*Work to be completed*.
With pictures left out, retype the lines from the start of the records through the one that contains "(0,0) rectangle (1005,761);".

:::

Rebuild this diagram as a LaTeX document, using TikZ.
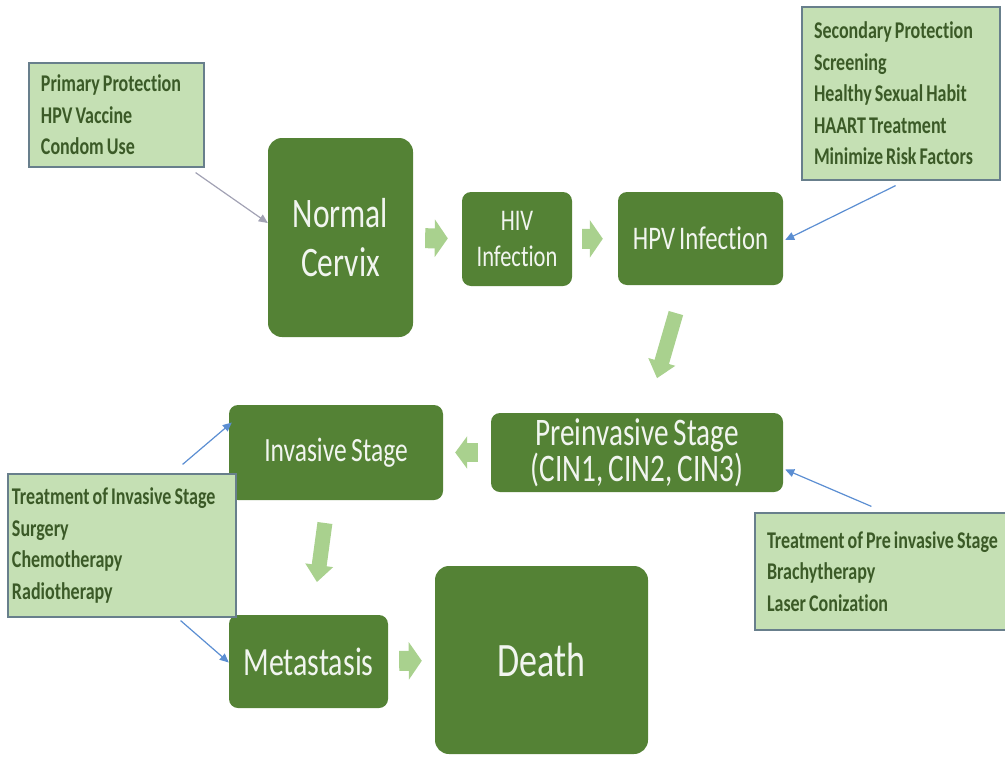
\documentclass[tikz,border=0pt]{standalone}
\usepackage{fontspec}
\setmainfont{Carlito}[FakeStretch=0.75, WordSpace=0.75, Ligatures=NoCommon]
\usepackage{tikz}
\usetikzlibrary{arrows.meta}

\definecolor{stagegreen}{HTML}{548235}
\definecolor{notegreen}{HTML}{C5E0B4}
\definecolor{flowgreen}{HTML}{A9D18E}
\definecolor{notetext}{HTML}{3B5A27}
\definecolor{noteline}{HTML}{687F8C}
\definecolor{linkblue}{HTML}{5B8ED2}
\definecolor{linkgray}{HTML}{A2A2B4}

\begin{document}
\begin{tikzpicture}[x=1pt, y=-1pt,
	stage/.style={rectangle, rounded corners=9pt, fill=stagegreen, text=white!92!stagegreen, align=center, inner sep=0pt},
	note/.style={rectangle, draw=noteline, line width=1.2pt, fill=notegreen, text=notetext, align=flush left, inner xsep=12pt, font=\bfseries\fontsize{24}{31.5}\selectfont},
	flow/.style={draw=flowgreen, line width=20pt, -{Triangle[width=37pt,length=13pt]}},
	downflow/.style={draw=flowgreen, line width=15pt, -{Triangle[width=27pt,length=17pt]}},
	link/.style={draw=linkblue, line width=1.2pt, -{Triangle[width=8pt,length=9pt]}}]
			\useasboundingbox (0,0) rectangle (1005,761);
			
			\node[note, text width=151pt, minimum height=104pt] (prim) at (116.5,115){Primary Protection\\HPV Vaccine\\Condom Use};
			\node[stage, rounded corners=14pt, minimum width=145pt, minimum height=199pt, font=\fontsize{42}{49}\selectfont] (normal) at (340.5,237.5){Normal\\Cervix};
			\node[stage, minimum width=110pt, minimum height=94pt, font=\fontsize{30}{36}\selectfont] (hiv) at (517,239){HIV\\Infection};
			\node[stage, minimum width=165pt, minimum height=93pt, font=\fontsize{33}{40}\selectfont] (hpv) at (700.5,238.5){HPV Infection};
			\node[note, text width=174pt, minimum height=173pt] (sec) at (901,93.5){Secondary Protection\\Screening\\Healthy Sexual Habit\\HAART Treatment\\Minimize Risk Factors};
			
			\node[stage, minimum width=292pt, minimum height=79pt, font=\fontsize{39}{36}\selectfont] (pre) at (637,452.5){Preinvasive Stage\\(CIN1, CIN2, CIN3)};
			\node[stage, minimum width=214pt, minimum height=95pt, font=\fontsize{34}{40}\selectfont] (inv) at (336,452.5){Invasive Stage};
			\node[stage, minimum width=159pt, minimum height=93pt, font=\fontsize{40}{48}\selectfont] (met) at (308.5,661.5){Metastasis};
			\node[stage, rounded corners=14pt, minimum width=213pt, minimum height=188pt, font=\fontsize{48}{56}\selectfont] (death) at (541.5,660){Death};
			
			\node[note, inner xsep=4pt, text width=220pt, minimum height=143pt] (tinv) at (122,545.5){Treatment of Invasive Stage\\Surgery\\Chemotherapy\\Radiotherapy};
			\node[note, text width=241pt, minimum height=117pt] (tpre) at (887.5,571.5){Treatment of Pre invasive Stage\\Brachytherapy\\Laser Conization};
			
			\path (normal) edge[flow, shorten <=12pt, shorten >=14pt] (hiv);
			\path (hiv) edge[flow, shorten <=10pt, shorten >=15pt] (hpv);
			\path ([shift={(-16.5,0)}]hpv.south) edge[downflow, shorten <=29pt, shorten >=36pt] ([shift={(10,0)}]pre.north);
			\path (pre) edge[flow, line width=19pt, -{Triangle[width=32pt,length=12pt]}, shorten <=13pt, shorten >=12pt] (inv);
			\path ([shift={(-8,0)}]inv.south) edge[downflow, shorten <=23pt, shorten >=33pt] ([shift={(4,0)}]met.north);
			\path (met) edge[flow, shorten <=11pt, shorten >=13pt] (death);
			
			\path ([shift={(-9,5)}]prim.south east) edge[link, draw=linkgray] ([shift={(0,-14.5)}]normal.west);
			\path ([shift={(-105,5)}]sec.south east) edge[link] ([shift={(2,1.5)}]hpv.east);
			\path ([shift={(117,-6)}]tpre.north west) edge[link] ([shift={(2,17)}]pre.east);
			\path ([shift={(-54,-9)}]tinv.north east) edge[link] ([shift={(3,-30)}]inv.west);
			\path ([shift={(-56,3)}]tinv.south east) edge[link] ([shift={(0,1)}]met.west);
			\end{tikzpicture}
\end{document}
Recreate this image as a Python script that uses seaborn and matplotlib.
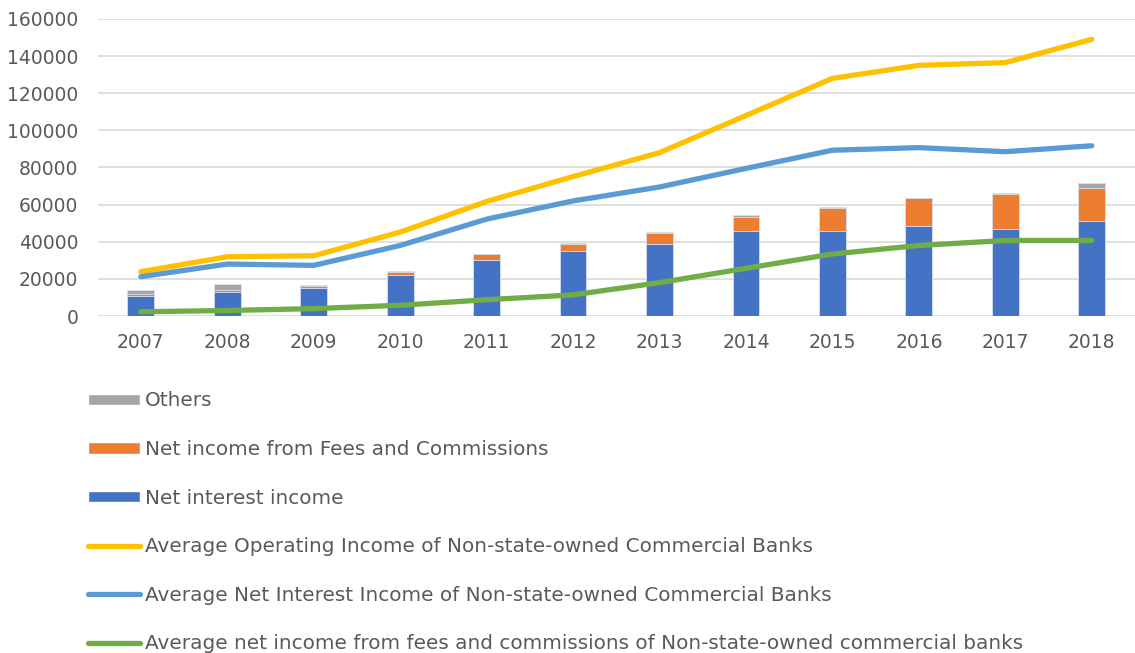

:::

*Answer to this problem*.
Rebuild this diagram as a LaTeX document, using TikZ.
\documentclass[tikz,border=0pt]{standalone}
\usepackage{fontspec}
\setmainfont{Carlito}[FakeStretch=0.75, WordSpace=0.75, Ligatures=NoCommon]
\usepackage{tikz}
\usetikzlibrary{arrows.meta}

\definecolor{stagegreen}{HTML}{548235}
\definecolor{notegreen}{HTML}{C5E0B4}
\definecolor{flowgreen}{HTML}{A9D18E}
\definecolor{notetext}{HTML}{3B5A27}
\definecolor{noteline}{HTML}{687F8C}
\definecolor{linkblue}{HTML}{5B8ED2}
\definecolor{linkgray}{HTML}{A2A2B4}

\begin{document}
\begin{tikzpicture}[x=1pt, y=-1pt,
	stage/.style={rectangle, rounded corners=9pt, fill=stagegreen, text=white!92!stagegreen, align=center, inner sep=0pt},
	note/.style={rectangle, draw=noteline, line width=1.2pt, fill=notegreen, text=notetext, align=flush left, inner xsep=12pt, font=\bfseries\fontsize{24}{31.5}\selectfont},
	flow/.style={draw=flowgreen, line width=20pt, -{Triangle[width=37pt,length=13pt]}},
	downflow/.style={draw=flowgreen, line width=15pt, -{Triangle[width=27pt,length=17pt]}},
	link/.style={draw=linkblue, line width=1.2pt, -{Triangle[width=8pt,length=9pt]}}]
			\useasboundingbox (0,0) rectangle (1005,761);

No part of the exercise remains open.